Charts and diagrams as code:
####

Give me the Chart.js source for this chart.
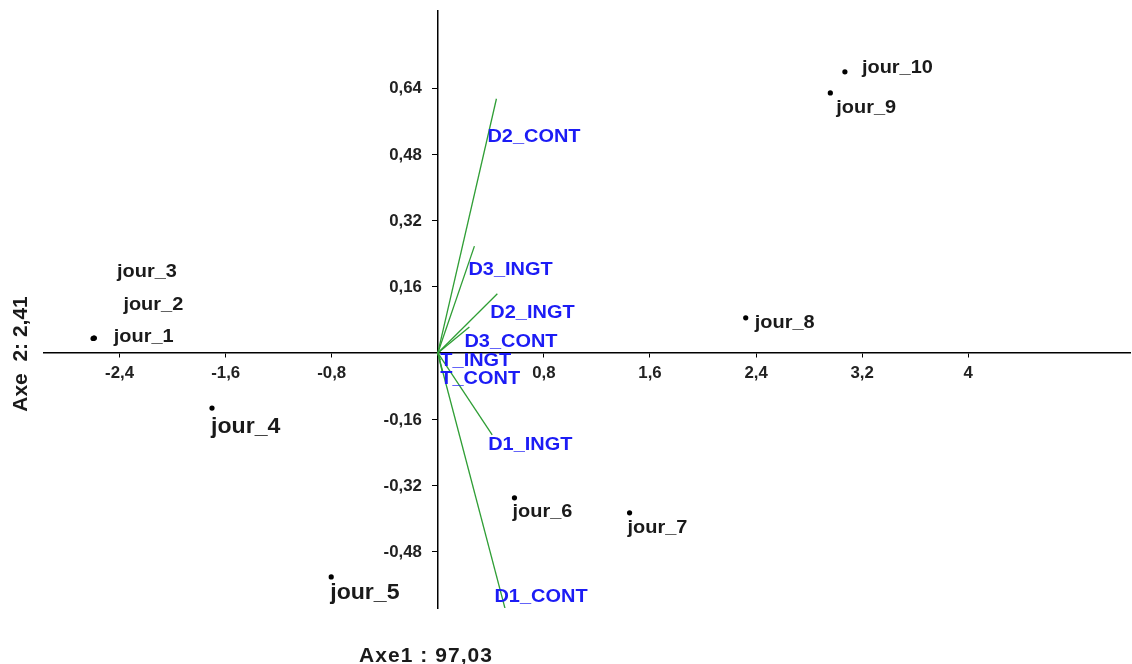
<!DOCTYPE html>
<html>
<head>
<meta charset="utf-8">
<script src="https://cdn.jsdelivr.net/npm/chart.js@4.4.1/dist/chart.umd.min.js"></script>
<style>
  html, body { margin: 0; padding: 0; background: #fff; }
  #wrap { width: 1132px; height: 664px; }
</style>
</head>
<body>
<div id="wrap"><canvas id="acp" width="1132" height="664"></canvas></div>
<script>
// Individus (jours) sur le plan factoriel 1-2
const jours = ['jour_1', 'jour_2', 'jour_3', 'jour_4', 'jour_5', 'jour_6', 'jour_7', 'jour_8', 'jour_9', 'jour_10'];
const joursX = [-2.595, -2.59, -2.60, -1.703, -0.804, 0.578, 1.446, 2.322, 2.96, 3.07];
const joursY = [0.036, 0.036, 0.035, -0.133, -0.541, -0.350, -0.386, 0.085, 0.628, 0.679];

// Variables (vecteurs depuis l'origine)
const variables = ['D2_CONT', 'D3_INGT', 'D2_INGT', 'D3_CONT', 'T_INGT', 'T_CONT', 'D1_INGT', 'D1_CONT'];
const varX = [0.442, 0.276, 0.449, 0.238, 0.019, 0.034, 0.41, 0.51];
const varY = [0.614, 0.258, 0.143, 0.063, -0.017, -0.046, -0.198, -0.621];

// Graduations
const xTicks = [-2.4, -1.6, -0.8, 0.8, 1.6, 2.4, 3.2, 4];
const yTicks = [-0.48, -0.32, -0.16, 0.16, 0.32, 0.48, 0.64];

// Décalage des étiquettes en pixels [dx, dy] et taille de police
const jourLabelShift = [[20, -1], [29, -33], [24, -67], [-1, 19], [-1, 16], [-2, 14], [-2, 15], [9, 5], [6, 15], [17, -4]];
const jourLabelSize = [19, 19, 19, 22, 22, 19, 19, 19, 19, 19];
const varLabelShift = [[-9, 38], [-6, 24], [-7, 19], [-5, 15], [0, 1], [-2, 7], [-4, 10], [-11, -13]];

const FONT = '"Liberation Sans", Arial, sans-serif';
const STRETCH = 1.05;
const fmt = v => String(v).replace('.', ',');

// texte légèrement élargi horizontalement
function drawText(ctx, txt, x, y, align, stretch) {
    ctx.save();
    ctx.translate(x, y);
    ctx.scale(stretch || STRETCH, 1);
    ctx.textAlign = align || 'left';
    ctx.fillText(txt, 0, 0);
    ctx.restore();
}

const etiquettes = {
    id: 'etiquettes',
    afterDatasetsDraw(chart) {
        const ctx = chart.ctx;
        const sx = chart.scales.x, sy = chart.scales.y;
        const x0 = sx.getPixelForValue(0), y0 = sy.getPixelForValue(0);
        ctx.save();
        ctx.textBaseline = 'middle';

        // graduations
        ctx.fillStyle = '#222';
        ctx.font = 'bold 16px ' + FONT;
        xTicks.forEach(v => drawText(ctx, fmt(v), sx.getPixelForValue(v), y0 + 21, 'center'));
        yTicks.forEach(v => drawText(ctx, fmt(v), x0 - 16, sy.getPixelForValue(v) + 1, 'right'));

        // noms des variables en bleu
        ctx.fillStyle = '#1c1cf5';
        ctx.font = 'bold 19px ' + FONT;
        variables.forEach((name, i) => {
            const end = chart.getDatasetMeta(i).data[1];
            drawText(ctx, name, end.x + varLabelShift[i][0], end.y + varLabelShift[i][1]);
        });

        // noms des jours
        ctx.fillStyle = '#1a1a1a';
        const meta = chart.getDatasetMeta(variables.length);
        meta.data.forEach((pt, i) => {
            ctx.font = 'bold ' + jourLabelSize[i] + 'px ' + FONT;
            drawText(ctx, jours[i], pt.x + jourLabelShift[i][0], pt.y + jourLabelShift[i][1]);
        });

        // titres des axes
        ctx.font = 'bold 20px ' + FONT;
        ctx.letterSpacing = '1px';
        drawText(ctx, 'Axe1 : 97,03', 426, 656, 'center');
        ctx.letterSpacing = '0px';
        ctx.translate(21, 354);
        ctx.rotate(-Math.PI / 2);
        drawText(ctx, 'Axe  2: 2,41', 0, 0, 'center');
        ctx.restore();
    }
};

const vectorSets = variables.map((name, i) => ({
    label: name,
    data: [{ x: 0, y: 0 }, { x: varX[i], y: varY[i] }],
    showLine: true,
    borderColor: '#2f9e35',
    borderWidth: 1.3,
    pointRadius: 0
}));

const jourSet = {
    label: 'jours',
    data: jours.map((j, i) => ({ x: joursX[i], y: joursY[i] })),
    pointRadius: 2.6,
    backgroundColor: '#000',
    borderWidth: 0
};

new Chart(document.getElementById('acp'), {
    type: 'scatter',
    data: { datasets: vectorSets.concat([jourSet]) },
    options: {
        responsive: false,
        animation: false,
        layout: { autoPadding: false, padding: { left: 44, right: 2, top: 11, bottom: 56 } },
        plugins: { legend: { display: false }, tooltip: { enabled: false } },
        scales: {
            x: {
                type: 'linear',
                min: -2.97,
                max: 5.22,
                position: { y: 0 },
                afterBuildTicks: s => { s.ticks = xTicks.map(v => ({ value: v })); },
                grid: { drawOnChartArea: false, drawTicks: true, tickLength: 4, color: '#000' },
                border: { color: '#000', width: 1.5 },
                ticks: { display: false }
            },
            y: {
                type: 'linear',
                min: -0.616,
                max: 0.826,
                position: { x: 0 },
                afterBuildTicks: s => { s.ticks = yTicks.map(v => ({ value: v })); },
                grid: { drawOnChartArea: false, drawTicks: true, tickLength: 5, color: '#000' },
                border: { color: '#000', width: 1.5 },
                ticks: { display: false }
            }
        }
    },
    plugins: [etiquettes]
});
</script>
</body>
</html>
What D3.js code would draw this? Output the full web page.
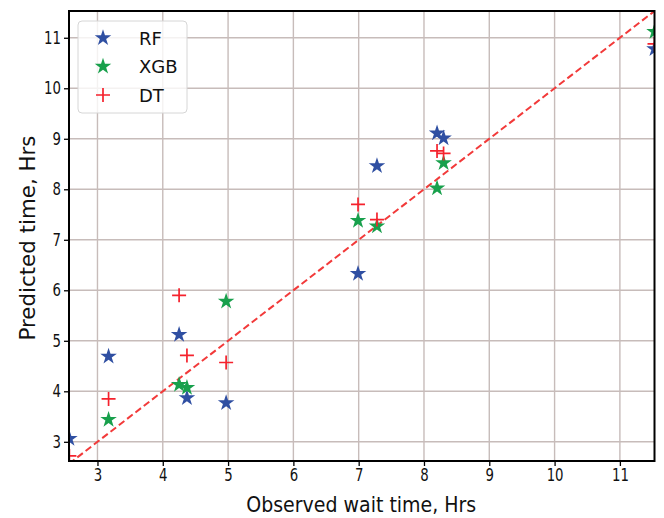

####

**Objective:** From the data above, copy each line where the string "this" appears.

**The completed task:**
Give me the Chart.js source for this chart.
What D3.js code would draw this? Output the full web page.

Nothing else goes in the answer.